During a cloak-and-dagger TV play in Britain, a solemn voice announced to televiewers: “Should you be threatened, ring the secret number Whitehall 5422, give the code number 1785, then the code word ‘curtain raiser,’ and you will be put straight through to the Prime Minister!” Delighted to hear such hush-hush information, hundreds rushed to their telephones to pass the time of day with Sir Anthony Eden, succeeded only in clogging the Cabinet Office’s tie line to 10 Downing Street.
Word leaked out that German Munitions Magnate Alfred Krupp von Bohlen und Halbach, barred from the U.S. as a convicted Nazi war criminal, nonetheless visited New York City last month. It was not his fault. Flying from London to the Bahamas for a vacation, Krupp was plunked down by surprise in the U.S. when his plane developed engine trouble. To ease its passengers’ eight-hour delay, British Overseas Airways Corp. arranged a Manhattan sightseeing tour, dragged visaless Krupp along despite his spirited protests.

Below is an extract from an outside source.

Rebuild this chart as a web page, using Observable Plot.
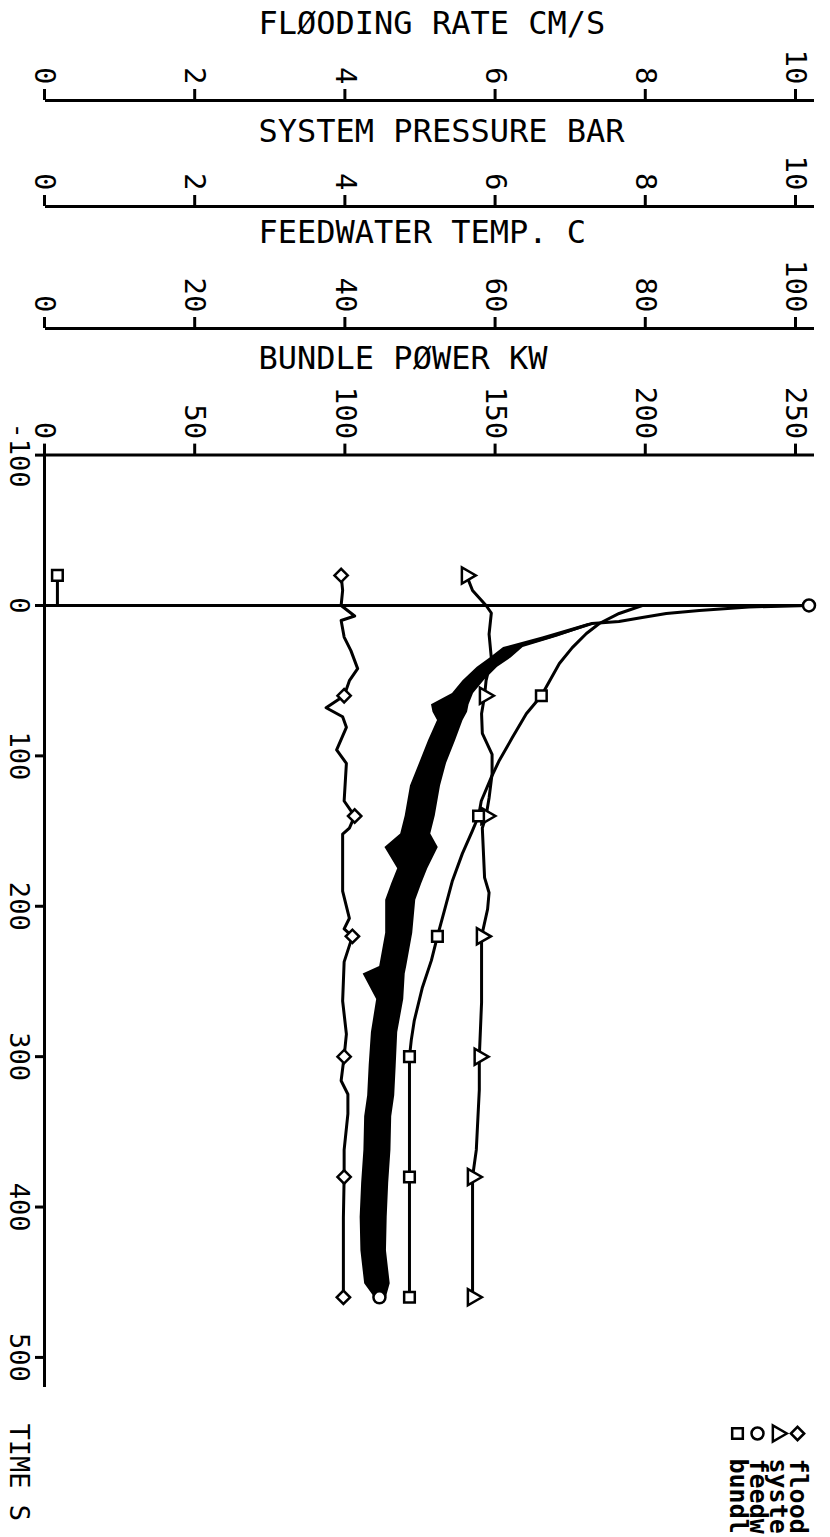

After a gander at the United Nations headquarters, the Statue of Liberty, the TIME & LIFE Building and Wall Street, reluctant Sightseer Krupp winged on to the Bahamas.
From the Atomic Energy Commission to Hungarian-born Mathematician John Von Neumann, 52, pioneer developer of electronic brains and an AECommissioner, went a tax-free $50,000 for aiding the U.S. atomic energy program—second such award ever given (the first: to the late Nuclear Physicist Enrico Fermi in 1954).
Seldom had an author played one of his own characters so to the hilt as Fisherman Ernest Hemingway off the coast of Peru last week. To fill out the cast for the movie version of his novelette, The Old Man and the Sea, Nobelman Hemingway was angling, day after day, for a near-world-record black marlin (TIME, April 23) in one of that fish’s favorite haunts, the famed Cabo Blanco deep-sea hunting ground. Ashore in the port of Talara, after a wearying day’s cruise, “Papa” Hemingway not only looked like a stout version of his own Old Man; he also had a dejected air, as if sharks had robbed him of his prize marlin. Actually, his party had bagged only one fish, half the size of the giant he was after.
Fresh out of appeals on his five-year prison sentence (plus a $20,000 fine) for evading $28,532 in 1948-49 income taxes, Manhattan’s frog-voiced Gambler Frank Costello, 64, took a legal gamble, croaked an offer to lam for his native Italy, if the federals would take the heat off him. The Government’s answer: quit stalling and get off to the penitentiary.